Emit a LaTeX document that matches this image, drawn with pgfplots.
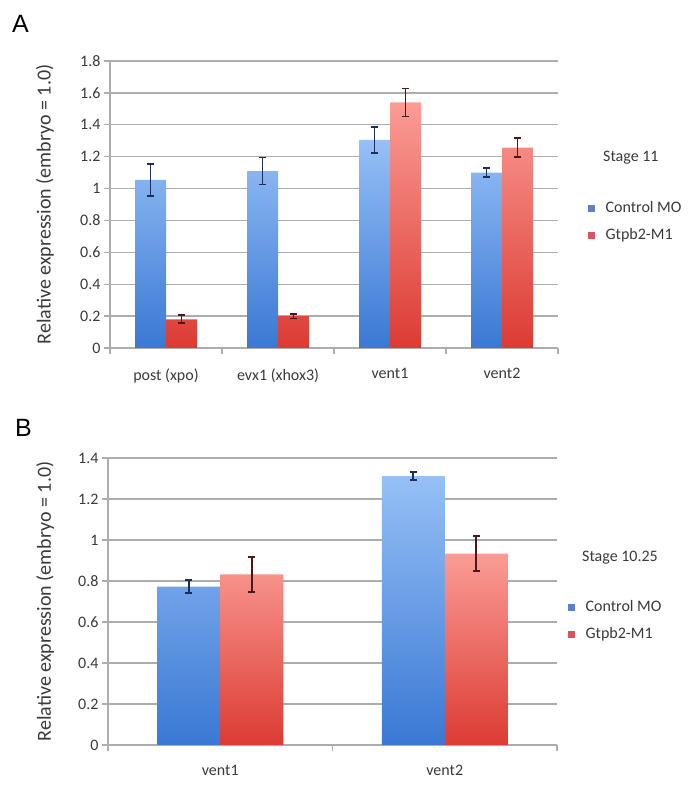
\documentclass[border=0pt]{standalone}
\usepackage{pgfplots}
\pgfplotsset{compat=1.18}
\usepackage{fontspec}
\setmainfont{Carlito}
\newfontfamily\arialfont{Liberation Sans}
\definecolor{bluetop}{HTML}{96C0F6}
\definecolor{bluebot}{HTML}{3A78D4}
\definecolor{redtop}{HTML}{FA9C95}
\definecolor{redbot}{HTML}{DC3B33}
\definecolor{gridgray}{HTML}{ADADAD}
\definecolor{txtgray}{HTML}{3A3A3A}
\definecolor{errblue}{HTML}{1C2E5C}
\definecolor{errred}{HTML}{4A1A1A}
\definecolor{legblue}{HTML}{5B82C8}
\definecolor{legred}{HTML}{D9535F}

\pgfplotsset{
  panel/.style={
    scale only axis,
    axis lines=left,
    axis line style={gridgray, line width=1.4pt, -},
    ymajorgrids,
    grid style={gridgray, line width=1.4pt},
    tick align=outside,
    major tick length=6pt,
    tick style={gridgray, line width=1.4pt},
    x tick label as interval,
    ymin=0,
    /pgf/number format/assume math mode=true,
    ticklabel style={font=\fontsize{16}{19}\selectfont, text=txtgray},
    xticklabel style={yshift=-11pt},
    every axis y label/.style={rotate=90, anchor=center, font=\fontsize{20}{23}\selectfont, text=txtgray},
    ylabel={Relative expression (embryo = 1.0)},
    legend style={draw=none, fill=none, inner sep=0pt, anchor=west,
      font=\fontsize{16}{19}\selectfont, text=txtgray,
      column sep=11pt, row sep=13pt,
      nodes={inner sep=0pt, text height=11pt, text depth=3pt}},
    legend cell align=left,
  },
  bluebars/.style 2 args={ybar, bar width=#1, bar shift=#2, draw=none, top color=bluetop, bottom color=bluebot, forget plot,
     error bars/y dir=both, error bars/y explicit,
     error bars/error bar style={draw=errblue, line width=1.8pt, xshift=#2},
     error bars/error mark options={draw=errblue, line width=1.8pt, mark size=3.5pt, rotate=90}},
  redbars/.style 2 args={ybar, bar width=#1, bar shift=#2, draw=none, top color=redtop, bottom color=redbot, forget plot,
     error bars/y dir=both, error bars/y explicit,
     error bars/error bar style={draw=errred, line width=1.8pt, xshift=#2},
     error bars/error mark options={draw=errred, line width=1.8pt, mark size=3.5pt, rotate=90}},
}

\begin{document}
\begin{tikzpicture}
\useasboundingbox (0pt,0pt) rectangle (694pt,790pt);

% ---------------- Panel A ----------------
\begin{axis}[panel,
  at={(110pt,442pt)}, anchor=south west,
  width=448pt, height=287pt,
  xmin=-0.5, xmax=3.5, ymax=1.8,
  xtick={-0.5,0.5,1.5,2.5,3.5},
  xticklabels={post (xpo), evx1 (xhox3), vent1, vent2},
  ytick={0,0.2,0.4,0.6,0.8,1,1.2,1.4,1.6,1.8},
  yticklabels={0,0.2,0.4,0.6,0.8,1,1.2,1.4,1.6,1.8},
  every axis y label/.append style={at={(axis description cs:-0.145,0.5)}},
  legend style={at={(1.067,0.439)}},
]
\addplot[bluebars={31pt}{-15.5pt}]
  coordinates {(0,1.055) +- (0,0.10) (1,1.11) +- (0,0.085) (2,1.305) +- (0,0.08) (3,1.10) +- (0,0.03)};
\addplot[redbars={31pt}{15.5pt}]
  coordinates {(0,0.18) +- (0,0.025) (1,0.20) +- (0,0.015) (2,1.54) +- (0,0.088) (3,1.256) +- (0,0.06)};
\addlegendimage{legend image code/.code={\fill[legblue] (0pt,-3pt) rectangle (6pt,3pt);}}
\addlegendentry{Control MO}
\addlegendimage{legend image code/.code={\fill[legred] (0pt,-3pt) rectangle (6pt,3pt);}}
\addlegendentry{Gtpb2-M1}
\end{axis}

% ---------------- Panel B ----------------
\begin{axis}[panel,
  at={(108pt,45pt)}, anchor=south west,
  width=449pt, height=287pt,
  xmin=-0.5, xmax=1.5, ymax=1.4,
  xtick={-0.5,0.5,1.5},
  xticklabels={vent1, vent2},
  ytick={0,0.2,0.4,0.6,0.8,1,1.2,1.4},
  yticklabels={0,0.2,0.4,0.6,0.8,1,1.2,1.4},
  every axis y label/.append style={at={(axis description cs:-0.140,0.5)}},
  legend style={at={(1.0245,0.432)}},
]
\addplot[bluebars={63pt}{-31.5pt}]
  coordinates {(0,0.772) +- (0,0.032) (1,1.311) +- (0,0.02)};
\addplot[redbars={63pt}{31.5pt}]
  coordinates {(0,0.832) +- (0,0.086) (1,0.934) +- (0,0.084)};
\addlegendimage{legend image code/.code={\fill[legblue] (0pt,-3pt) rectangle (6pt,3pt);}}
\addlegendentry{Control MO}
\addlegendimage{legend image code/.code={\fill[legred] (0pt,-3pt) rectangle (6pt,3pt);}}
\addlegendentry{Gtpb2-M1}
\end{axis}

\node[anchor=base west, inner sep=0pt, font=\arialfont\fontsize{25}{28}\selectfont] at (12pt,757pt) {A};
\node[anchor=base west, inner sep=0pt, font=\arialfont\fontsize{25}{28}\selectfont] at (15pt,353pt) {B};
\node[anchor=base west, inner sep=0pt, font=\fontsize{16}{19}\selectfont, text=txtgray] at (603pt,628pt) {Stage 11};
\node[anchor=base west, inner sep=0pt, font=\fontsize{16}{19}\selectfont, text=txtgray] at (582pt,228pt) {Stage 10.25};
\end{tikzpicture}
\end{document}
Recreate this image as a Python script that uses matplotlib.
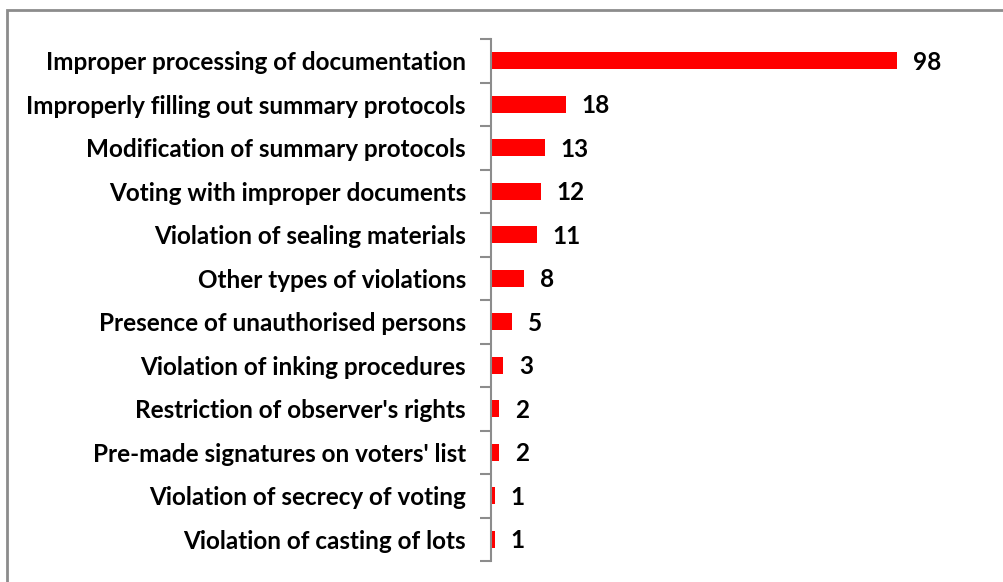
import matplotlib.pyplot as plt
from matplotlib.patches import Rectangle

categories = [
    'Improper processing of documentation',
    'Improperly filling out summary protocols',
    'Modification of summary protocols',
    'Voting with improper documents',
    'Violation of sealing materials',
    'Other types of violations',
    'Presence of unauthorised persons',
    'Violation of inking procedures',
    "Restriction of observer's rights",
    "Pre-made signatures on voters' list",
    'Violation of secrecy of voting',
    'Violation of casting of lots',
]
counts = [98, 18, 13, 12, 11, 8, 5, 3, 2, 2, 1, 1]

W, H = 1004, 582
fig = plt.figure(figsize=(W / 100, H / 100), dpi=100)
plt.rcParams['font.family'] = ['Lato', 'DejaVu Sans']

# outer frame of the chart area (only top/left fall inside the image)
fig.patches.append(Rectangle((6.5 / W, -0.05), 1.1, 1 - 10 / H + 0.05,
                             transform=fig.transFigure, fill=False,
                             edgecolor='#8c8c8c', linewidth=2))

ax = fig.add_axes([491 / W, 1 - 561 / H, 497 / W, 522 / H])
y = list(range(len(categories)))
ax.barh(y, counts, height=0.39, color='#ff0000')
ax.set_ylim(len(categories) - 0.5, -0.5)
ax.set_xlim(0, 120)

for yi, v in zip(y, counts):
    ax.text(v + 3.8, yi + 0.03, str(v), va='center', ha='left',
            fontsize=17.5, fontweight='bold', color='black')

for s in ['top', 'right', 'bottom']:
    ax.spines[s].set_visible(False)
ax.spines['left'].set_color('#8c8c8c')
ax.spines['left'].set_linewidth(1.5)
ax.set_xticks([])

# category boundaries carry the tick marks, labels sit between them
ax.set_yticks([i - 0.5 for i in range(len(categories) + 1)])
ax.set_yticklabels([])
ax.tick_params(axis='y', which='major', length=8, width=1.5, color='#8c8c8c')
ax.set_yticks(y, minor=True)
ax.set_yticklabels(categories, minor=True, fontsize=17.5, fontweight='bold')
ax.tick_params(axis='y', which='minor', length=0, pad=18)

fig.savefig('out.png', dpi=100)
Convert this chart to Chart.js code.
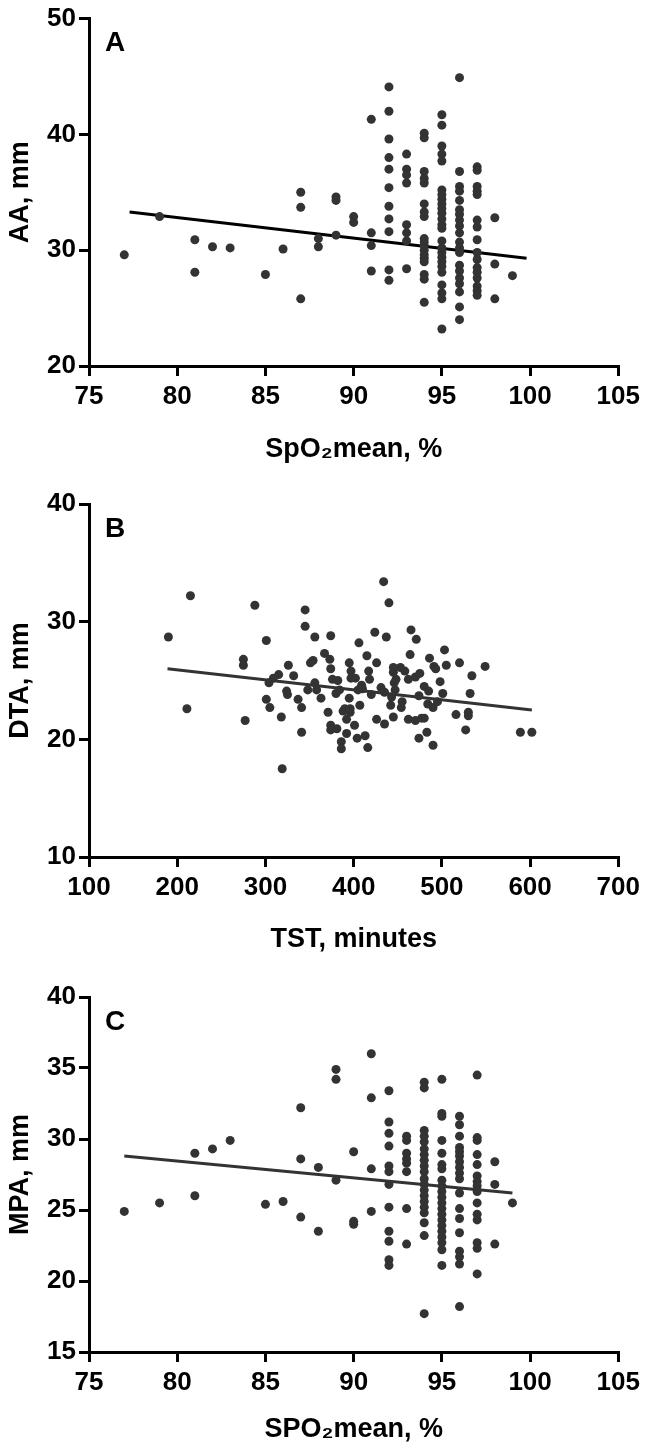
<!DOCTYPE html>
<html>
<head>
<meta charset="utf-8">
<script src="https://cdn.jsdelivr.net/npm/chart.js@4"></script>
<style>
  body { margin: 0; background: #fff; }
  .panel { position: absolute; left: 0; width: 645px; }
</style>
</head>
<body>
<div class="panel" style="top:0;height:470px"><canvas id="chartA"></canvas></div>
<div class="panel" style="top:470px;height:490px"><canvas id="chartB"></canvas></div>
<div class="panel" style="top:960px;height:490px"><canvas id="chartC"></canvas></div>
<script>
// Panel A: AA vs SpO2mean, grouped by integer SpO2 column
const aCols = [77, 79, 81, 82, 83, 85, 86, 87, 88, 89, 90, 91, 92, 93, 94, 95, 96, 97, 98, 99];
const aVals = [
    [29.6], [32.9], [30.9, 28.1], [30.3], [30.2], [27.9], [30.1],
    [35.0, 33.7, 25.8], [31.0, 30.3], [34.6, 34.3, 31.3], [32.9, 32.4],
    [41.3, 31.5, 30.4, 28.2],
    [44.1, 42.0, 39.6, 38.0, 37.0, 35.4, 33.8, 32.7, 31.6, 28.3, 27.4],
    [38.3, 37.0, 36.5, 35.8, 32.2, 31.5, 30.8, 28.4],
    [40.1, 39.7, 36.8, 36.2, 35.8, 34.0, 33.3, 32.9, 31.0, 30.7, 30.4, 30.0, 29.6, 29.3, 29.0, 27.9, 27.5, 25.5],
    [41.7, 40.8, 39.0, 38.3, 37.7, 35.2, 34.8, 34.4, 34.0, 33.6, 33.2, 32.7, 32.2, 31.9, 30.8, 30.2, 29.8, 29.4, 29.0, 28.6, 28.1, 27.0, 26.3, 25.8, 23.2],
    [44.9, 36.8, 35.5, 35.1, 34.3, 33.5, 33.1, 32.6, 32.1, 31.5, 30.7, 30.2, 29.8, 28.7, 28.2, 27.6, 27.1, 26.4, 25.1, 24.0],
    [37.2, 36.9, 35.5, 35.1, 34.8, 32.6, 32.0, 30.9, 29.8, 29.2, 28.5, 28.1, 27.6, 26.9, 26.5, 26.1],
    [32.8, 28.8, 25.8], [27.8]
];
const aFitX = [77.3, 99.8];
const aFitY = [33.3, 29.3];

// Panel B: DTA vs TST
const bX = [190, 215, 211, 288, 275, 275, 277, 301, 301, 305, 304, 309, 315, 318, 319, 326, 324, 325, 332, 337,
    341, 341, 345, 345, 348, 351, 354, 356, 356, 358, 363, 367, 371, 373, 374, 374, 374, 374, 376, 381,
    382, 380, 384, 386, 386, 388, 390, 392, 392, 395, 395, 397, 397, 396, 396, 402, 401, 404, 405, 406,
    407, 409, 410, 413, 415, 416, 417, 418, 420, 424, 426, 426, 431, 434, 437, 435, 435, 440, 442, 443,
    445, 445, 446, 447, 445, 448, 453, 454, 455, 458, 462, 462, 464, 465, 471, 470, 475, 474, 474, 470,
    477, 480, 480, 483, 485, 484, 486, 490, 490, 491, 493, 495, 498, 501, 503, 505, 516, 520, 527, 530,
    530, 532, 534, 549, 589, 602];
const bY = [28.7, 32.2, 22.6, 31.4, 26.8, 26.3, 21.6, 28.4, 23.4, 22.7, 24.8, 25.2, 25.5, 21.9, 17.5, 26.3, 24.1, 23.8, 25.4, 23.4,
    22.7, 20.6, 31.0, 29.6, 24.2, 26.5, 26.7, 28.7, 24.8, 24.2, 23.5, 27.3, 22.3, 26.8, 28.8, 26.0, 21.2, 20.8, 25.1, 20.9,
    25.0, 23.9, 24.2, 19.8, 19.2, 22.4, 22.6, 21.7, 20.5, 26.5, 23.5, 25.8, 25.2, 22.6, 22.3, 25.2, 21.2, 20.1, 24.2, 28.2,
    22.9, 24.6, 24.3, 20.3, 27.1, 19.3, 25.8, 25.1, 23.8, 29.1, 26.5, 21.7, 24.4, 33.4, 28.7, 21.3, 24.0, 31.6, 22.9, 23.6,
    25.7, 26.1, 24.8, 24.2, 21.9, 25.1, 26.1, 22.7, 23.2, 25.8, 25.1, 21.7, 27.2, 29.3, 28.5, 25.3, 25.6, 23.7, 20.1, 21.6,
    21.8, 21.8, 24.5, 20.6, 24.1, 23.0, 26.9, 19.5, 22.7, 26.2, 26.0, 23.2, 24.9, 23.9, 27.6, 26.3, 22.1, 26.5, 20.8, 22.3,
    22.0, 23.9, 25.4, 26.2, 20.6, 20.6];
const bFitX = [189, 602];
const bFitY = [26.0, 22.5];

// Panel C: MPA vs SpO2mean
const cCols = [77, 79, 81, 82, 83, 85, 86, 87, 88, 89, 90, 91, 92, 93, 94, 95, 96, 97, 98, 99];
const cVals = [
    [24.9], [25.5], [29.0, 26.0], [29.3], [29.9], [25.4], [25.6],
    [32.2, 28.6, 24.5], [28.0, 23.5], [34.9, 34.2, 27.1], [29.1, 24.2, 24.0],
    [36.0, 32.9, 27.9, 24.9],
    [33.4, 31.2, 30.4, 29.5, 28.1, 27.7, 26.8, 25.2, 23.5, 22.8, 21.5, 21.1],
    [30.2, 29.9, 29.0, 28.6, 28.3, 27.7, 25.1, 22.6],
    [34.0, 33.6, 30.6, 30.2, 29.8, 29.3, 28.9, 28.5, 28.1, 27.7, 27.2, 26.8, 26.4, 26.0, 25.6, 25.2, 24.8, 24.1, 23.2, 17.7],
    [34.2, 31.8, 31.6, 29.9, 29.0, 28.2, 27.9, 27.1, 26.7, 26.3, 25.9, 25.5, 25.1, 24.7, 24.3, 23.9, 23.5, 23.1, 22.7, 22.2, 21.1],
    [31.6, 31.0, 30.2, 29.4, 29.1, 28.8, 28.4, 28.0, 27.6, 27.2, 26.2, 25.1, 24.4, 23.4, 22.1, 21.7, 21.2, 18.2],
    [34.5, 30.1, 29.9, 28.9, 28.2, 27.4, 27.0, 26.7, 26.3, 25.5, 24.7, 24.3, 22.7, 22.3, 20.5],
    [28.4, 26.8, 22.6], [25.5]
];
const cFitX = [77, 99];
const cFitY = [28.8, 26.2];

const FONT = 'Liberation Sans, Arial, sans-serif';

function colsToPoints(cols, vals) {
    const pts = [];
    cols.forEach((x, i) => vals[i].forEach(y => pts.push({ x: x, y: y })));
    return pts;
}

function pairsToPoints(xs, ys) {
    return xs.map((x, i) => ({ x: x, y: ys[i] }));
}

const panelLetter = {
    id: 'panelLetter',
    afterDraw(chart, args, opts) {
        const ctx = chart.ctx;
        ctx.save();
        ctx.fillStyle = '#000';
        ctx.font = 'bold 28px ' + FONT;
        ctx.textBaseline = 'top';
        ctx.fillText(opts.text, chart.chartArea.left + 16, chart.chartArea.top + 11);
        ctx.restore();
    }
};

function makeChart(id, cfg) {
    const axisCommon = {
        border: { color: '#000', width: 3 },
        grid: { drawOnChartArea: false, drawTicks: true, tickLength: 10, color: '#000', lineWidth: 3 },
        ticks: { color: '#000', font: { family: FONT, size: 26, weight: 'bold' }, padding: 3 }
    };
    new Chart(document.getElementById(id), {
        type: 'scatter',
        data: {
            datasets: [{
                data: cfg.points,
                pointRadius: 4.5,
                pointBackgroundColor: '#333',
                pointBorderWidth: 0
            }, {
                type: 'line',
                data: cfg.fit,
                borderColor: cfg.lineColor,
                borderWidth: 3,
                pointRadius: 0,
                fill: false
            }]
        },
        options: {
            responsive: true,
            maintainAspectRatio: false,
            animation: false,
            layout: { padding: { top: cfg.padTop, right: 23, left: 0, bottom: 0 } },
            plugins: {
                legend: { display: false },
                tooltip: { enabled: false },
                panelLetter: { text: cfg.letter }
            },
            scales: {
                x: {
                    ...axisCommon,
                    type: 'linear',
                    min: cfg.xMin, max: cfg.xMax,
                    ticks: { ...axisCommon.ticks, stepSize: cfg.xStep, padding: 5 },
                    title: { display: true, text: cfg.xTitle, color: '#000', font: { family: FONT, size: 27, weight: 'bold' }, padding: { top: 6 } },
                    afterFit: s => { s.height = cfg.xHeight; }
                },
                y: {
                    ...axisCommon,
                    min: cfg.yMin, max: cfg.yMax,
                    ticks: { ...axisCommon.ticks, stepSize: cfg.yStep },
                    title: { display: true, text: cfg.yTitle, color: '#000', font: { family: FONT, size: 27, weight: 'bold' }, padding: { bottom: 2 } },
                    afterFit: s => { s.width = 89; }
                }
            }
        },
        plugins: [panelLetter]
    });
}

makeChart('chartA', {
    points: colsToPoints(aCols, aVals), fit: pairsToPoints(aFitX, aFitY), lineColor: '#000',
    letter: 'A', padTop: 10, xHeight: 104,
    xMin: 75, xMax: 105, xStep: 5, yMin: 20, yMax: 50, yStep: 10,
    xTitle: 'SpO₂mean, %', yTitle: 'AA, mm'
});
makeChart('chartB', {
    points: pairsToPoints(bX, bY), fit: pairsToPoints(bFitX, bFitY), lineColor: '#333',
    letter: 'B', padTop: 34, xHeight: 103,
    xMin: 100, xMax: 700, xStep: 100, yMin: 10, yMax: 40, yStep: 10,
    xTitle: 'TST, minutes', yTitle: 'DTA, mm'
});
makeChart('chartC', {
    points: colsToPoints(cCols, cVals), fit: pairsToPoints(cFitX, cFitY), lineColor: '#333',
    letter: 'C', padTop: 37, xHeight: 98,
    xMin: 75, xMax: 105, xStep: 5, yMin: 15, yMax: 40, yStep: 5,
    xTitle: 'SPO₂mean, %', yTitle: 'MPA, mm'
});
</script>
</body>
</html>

- _WHAT NEEDS TO BE DONE_
Within the entries above, give again exactly the lines starting at the one that contains "Recreate this image" and ending at the one that contains "plt.rcParams['font.family'] = ['Lato', 'DejaVu", leaving out the pictures.

- _ANSWER TO THIS TASK_
Recreate this image as a Python script that uses matplotlib.
import matplotlib.pyplot as plt
from matplotlib.patches import Rectangle

categories = [
    'Improper processing of documentation',
    'Improperly filling out summary protocols',
    'Modification of summary protocols',
    'Voting with improper documents',
    'Violation of sealing materials',
    'Other types of violations',
    'Presence of unauthorised persons',
    'Violation of inking procedures',
    "Restriction of observer's rights",
    "Pre-made signatures on voters' list",
    'Violation of secrecy of voting',
    'Violation of casting of lots',
]
counts = [98, 18, 13, 12, 11, 8, 5, 3, 2, 2, 1, 1]

W, H = 1004, 582
fig = plt.figure(figsize=(W / 100, H / 100), dpi=100)
plt.rcParams['font.family'] = ['Lato', 'DejaVu Sans']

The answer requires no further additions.